Well, all Cloudmin is doing is provision Virtual Machines using the tools available to your distribution. It’s not responsible for good or bad performance (similar to how Virtualmin isn’t responsible for Apache’s performance). Cloudmin simply makes VPS’s available.
There are likely to be performance differences between various virtualization types. The way that OpenVZ and KVM perform their virtualization is quite different, and you may be running into differences in how they each work.
KVM provides much better isolation between the various VM’s, where OpenVZ has less isolation, but runs everything from within a single kernel.

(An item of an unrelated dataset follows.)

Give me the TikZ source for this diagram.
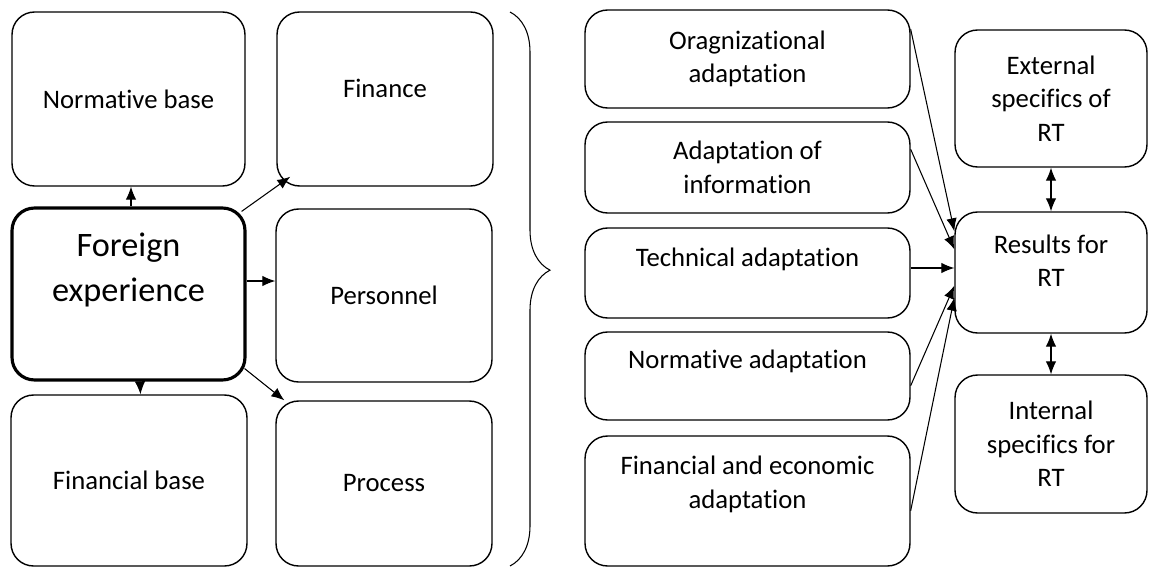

That may allow OpenVZ to be more efficient.
Yes, same machine and same distribution (CentOS 5.6) with a reinstall before each test. Regarding Kernel I am not so sure, since OpenVZ requires a custom kernel, right?

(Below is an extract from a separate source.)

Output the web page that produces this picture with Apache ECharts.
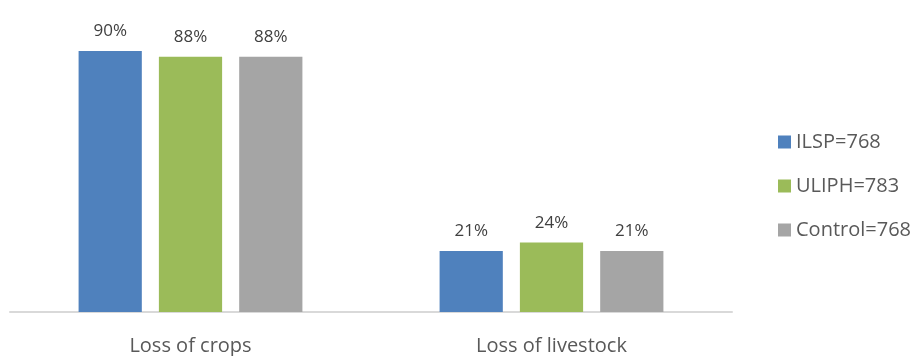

Yes, OpenVZ and KVM tests were based on the same kernel version 2.6.18. I actually also tried LVM for KVM instead of file images. But the result was virtually the same.
I wonder what your test results were (in case you tried)?
Thanks for the test. I think in another topic you mentioned that the test on your host was 99MB/s, but KVM gets 108MB/s. Is there an explanation? Doesn’t make sense to me.